BS High, a new documentary from HBO now streaming on Max, chronicles the fallout from a high school football scandal that rocked the sports world and dashed the dreams of many of the players caught up in it.
Directed by Academy Award-winning filmmakers Travon Free and Martin Desmond Roe, BS High gives a behind-the-scenes look at how Bishop Sycamore, a football team representing a nonexistent high school, came to play top-ranked IMG Academy in a game broadcast on ESPN on August 29, 2021.
At the center of the fiasco was Bishop Sycamore head coach Roy Johnson, a self-described "honest liar" who, in the opening minutes of BS High, asks producers if he "look[s] like a con artist"—a question the filmmakers unpack over the next hour and a half.
"In the beginning, [we] allow him to treat you, the viewer, in the way that he treats all of his subjects, all the people that he’s attempting to con—by making you think that he has all the best intentions, he’s a good person," Free told USA Today. "And then the thread gets pulled and it unravels, and you see exactly who he is, what he is, and what he’s done.

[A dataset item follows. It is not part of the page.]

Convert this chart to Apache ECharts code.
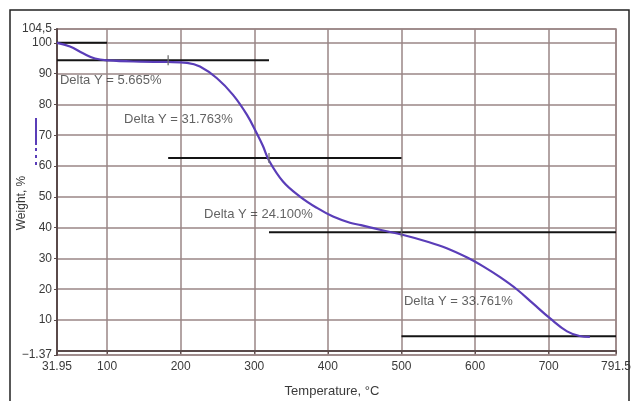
<!DOCTYPE html>
<html>
<head>
<meta charset="utf-8">
<script src="https://cdn.jsdelivr.net/npm/echarts@6/dist/echarts.min.js"></script>
<style>
  html, body { margin: 0; padding: 0; background: #fff; }
  #chart { width: 636px; height: 401px; }
</style>
</head>
<body>
<div id="chart"></div>
<script>
// Thermogravimetric curve: sample weight (%) against temperature (°C)
const temperature = [31.95, 49.6, 67.3, 83.6, 101.2, 144.7, 181.4, 208.6, 226.2, 249.3, 271.1, 290.1,
  303.7, 311.8, 320.0, 339.0, 362.1, 385.2, 407.0, 430.0, 445.0, 470.8, 502.5, 534.3, 561.5,
  590.0, 611.0, 634.0, 657.0, 679.0, 702.0, 725.0, 742.0, 756.0];
const weight = [100.0, 98.8, 96.6, 94.9, 94.3, 93.9, 93.8, 93.5, 92.3, 88.5, 83.1, 76.6,
  70.5, 66.5, 61.8, 55.0, 50.1, 46.4, 43.6, 41.6, 40.8, 39.3, 37.6, 35.5, 33.3,
  30.2, 27.4, 23.9, 19.9, 15.3, 10.5, 6.3, 4.8, 4.5];

// Axis ticks
const xTicks = [31.95, 100, 200, 300, 400, 500, 600, 700, 791.5];
const yTicks = [-1.37, 10, 20, 30, 40, 50, 60, 70, 80, 90, 100, 104.5];

// Mass-loss steps: starting weight and the loss of each stage
const startWeight = 100;
const deltaY = [5.665, 31.763, 24.100, 33.761];
// horizontal extent of each step level (°C)
const stepFrom = [31.95, 31.95, 183, 320, 500];
const stepTo = [100, 320, 500, 791.5, 791.5];
// temperatures where the stage boundaries are marked on the curve
const markerTemp = [183, 320, 500];
// anchor (temperature, weight) for each "Delta Y" caption
const captionTemp = [36, 123, 231.7, 503.4];
const captionWeight = [87.9, 75.2, 44.3, 16.0];

// step levels follow from the stated losses
const stepLevels = [startWeight];
deltaY.forEach(d => stepLevels.push(+(stepLevels[stepLevels.length - 1] - d).toFixed(3)));

const FONT = '"Liberation Sans", Arial, sans-serif';
const GRID = '#9a8686';
const TEXT = '#3a3a3a';

const chart = echarts.init(document.getElementById('chart'), null, { renderer: 'canvas' });

const stepSeries = stepLevels.map((lv, i) => ({
  type: 'line',
  data: [[stepFrom[i], lv], [stepTo[i], lv]],
  showSymbol: false,
  lineStyle: { color: '#141414', width: 2 },
  z: 3,
  silent: true
}));

chart.setOption({
  animation: false,
  backgroundColor: '#fff',
  grid: { left: 57, top: 29, right: 20, bottom: 46, show: true, borderColor: GRID, borderWidth: 1.5 },
  xAxis: {
    type: 'value',
    min: 31.95,
    max: 791.5,
    axisLine: { show: true, lineStyle: { color: '#5a4a4a', width: 2 } },
    axisTick: { show: true, length: 3, customValues: xTicks, lineStyle: { color: '#5a4a4a' } },
    axisLabel: {
      customValues: xTicks,
      margin: 6,
      color: TEXT,
      fontFamily: FONT,
      fontSize: 12,
      formatter: v => String(v)
    },
    splitLine: { show: true, lineStyle: { color: GRID, width: 1.5 } }
  },
  yAxis: {
    type: 'value',
    min: -1.37,
    max: 104.5,
    axisLine: { show: true, lineStyle: { color: '#5a4a4a', width: 2 } },
    axisTick: { show: true, length: 3, customValues: yTicks, lineStyle: { color: '#5a4a4a' } },
    axisLabel: {
      customValues: yTicks,
      margin: 5,
      color: TEXT,
      fontFamily: FONT,
      fontSize: 12,
      formatter: v => v === 104.5 ? '104,5' : (v === -1.37 ? '\u22121.37' : String(v))
    },
    splitLine: { show: true, lineStyle: { color: GRID, width: 1.5 } }
  },
  graphic: [
    {
      type: 'rect', shape: { x: 10, y: 10, width: 619, height: 400 },
      style: { fill: 'none', stroke: '#222', lineWidth: 1.5 }, silent: true
    },
    {
      type: 'text', x: 21.5, y: 203, rotation: Math.PI / 2,
      style: { text: 'Weight, %', font: '12px ' + FONT, fill: TEXT, align: 'center', verticalAlign: 'middle' }
    },
    {
      type: 'text', x: 332, y: 391,
      style: { text: 'Temperature, \u00B0C', font: '13px ' + FONT, fill: TEXT, align: 'center', verticalAlign: 'middle' }
    },
    {
      type: 'line', shape: { x1: 36, y1: 118, x2: 36, y2: 145 },
      style: { stroke: '#5a3db8', lineWidth: 2 }
    },
    {
      type: 'line', shape: { x1: 36, y1: 148, x2: 36, y2: 165 },
      style: { stroke: '#5a3db8', lineWidth: 2, lineDash: [3, 4] }
    }
  ],
  series: [
    ...stepSeries,
    {
      type: 'line',
      data: temperature.map((t, i) => [t, weight[i]]),
      smooth: 0.4,
      showSymbol: false,
      lineStyle: { color: '#5a3db8', width: 2.2 },
      z: 4,
      silent: true
    },
    {
      type: 'scatter',
      data: markerTemp.map((t, i) => [t, stepLevels[i + 1]]),
      symbol: 'rect',
      symbolSize: [1.6, 10],
      itemStyle: { color: '#6e6e6e' },
      z: 5,
      silent: true
    },
    {
      type: 'scatter',
      data: captionTemp.map((t, i) => ({ value: [t, captionWeight[i]], name: 'Delta Y = ' + deltaY[i].toFixed(3) + '%' })),
      symbolSize: 0,
      label: {
        show: true,
        position: 'right',
        distance: 0,
        formatter: p => p.name,
        color: TEXT,
        fontFamily: FONT,
        fontSize: 13
      },
      z: 6,
      silent: true
    }
  ]
});
</script>
</body>
</html>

The film draws on interviews with Johnson, former Bishop Sycamore players and parents, others associated with the program, journalists, and a former state athletic association investigator to paint a picture of how Johnson fabricated a high school football team and subsequently schemed his way into a nationally televised game against one of the country's perennial powerhouses—a scam so egregious that no one ever thought to make a law against it.
The August 2021 match-up, which saw IMG trounce Bishop Sycamore 58-0 and resulted in a number of significant injuries to Bishop Sycamore players, led to the game becoming a viral spectacle, the team becoming the subject of widespread ridicule, and the unraveling of Johnson's long-running fraud.
What led to the Bishop Sycamore-IMG matchup
The documentary breaks down how, ahead of the 2018 season, Johnson began recruiting high school football players who had missed out on college recruitment to play for a start-up prep school in Columbus, Ohio, called Christians of Faith (COF) Academy, the precursor to Bishop Sycamore, that he claimed was affiliated with a church. The problem was that neither school ever actually existed.
Many of these players were Black, poor, and came from disadvantaged communities, and Johnson sold them on grand promises of providing the support they needed to make it to the next level and achieve their football aspirations. But a slew of legal, financial, and administrative issues were in play behind the scenes.
Not only were the players not attending school, they were living in—and getting kicked out of—hotels where Johnson often wasn't paying the bills. Some of the players interviewed for the documentary described situations where they were left hungry after being given barely anything to eat. And those problems were just the tip of the iceberg.
Still, Johnson pressed forward with scheduling top-tier matchups for Bishop Sycamore across Ohio and beyond, including a highly publicized game against IMG that aired on ESPN as the finale of the 2021 ESPN High School Kickoff series. The offer to play was extended to Bishop Sycamore after the parties responsible for scheduling the game couldn't find a single other taker.
What happened to Roy Johnson
As we see in BS High, former Bishop players and parents accused Johnson of, among other things, using Kinko's to forge a check, instigating a team beatdown of a homeless man, purposefully running over a gaggle of geese, and encouraging players to take out PPP loans under a COVID-19 relief program to pay their "tuition."
Johnson also faced a domestic violence charge that he eventually pleaded down to the lesser charge of menacing, was arrested for stealing from an Ohio Best Buy while using the fake name Tristan Hershtol, and currently owes more than $300,000 in fines and settlements related to COF and Bishop Sycamore.
Throughout the documentary, Johnson generally deflects or excuses his behavior when pressed to answer to the accusations levied against him.
Earlier this month, sports media outlet Awful Announcing reported that Johnson filed for bankruptcy in Ohio this summer, claiming in filings that he has less than $50,000 in assets and between $100,000-500,000 in liabilities.
But while a lengthy report released in December 2021 by the Ohio Department of Education discredited Johnson and concluded that Bishop Sycamore "is not a school as it purports on paper to be," the state has since taken no action to enact laws that would prevent someone else from pulling off a similar scam.
"They have no legal ability to regulate it. Roy [Johnson] knows this and says in the film that he’s going to use the publicity of this film to come back,” Roe told Front Office Sports. “There is a loophole here that allows these teams and these clubs to pretend that they’re schools so that they can play these big, powerful teams, so that they can lose and they can make the people that run them money. And unless the laws change, that cannot be stopped.”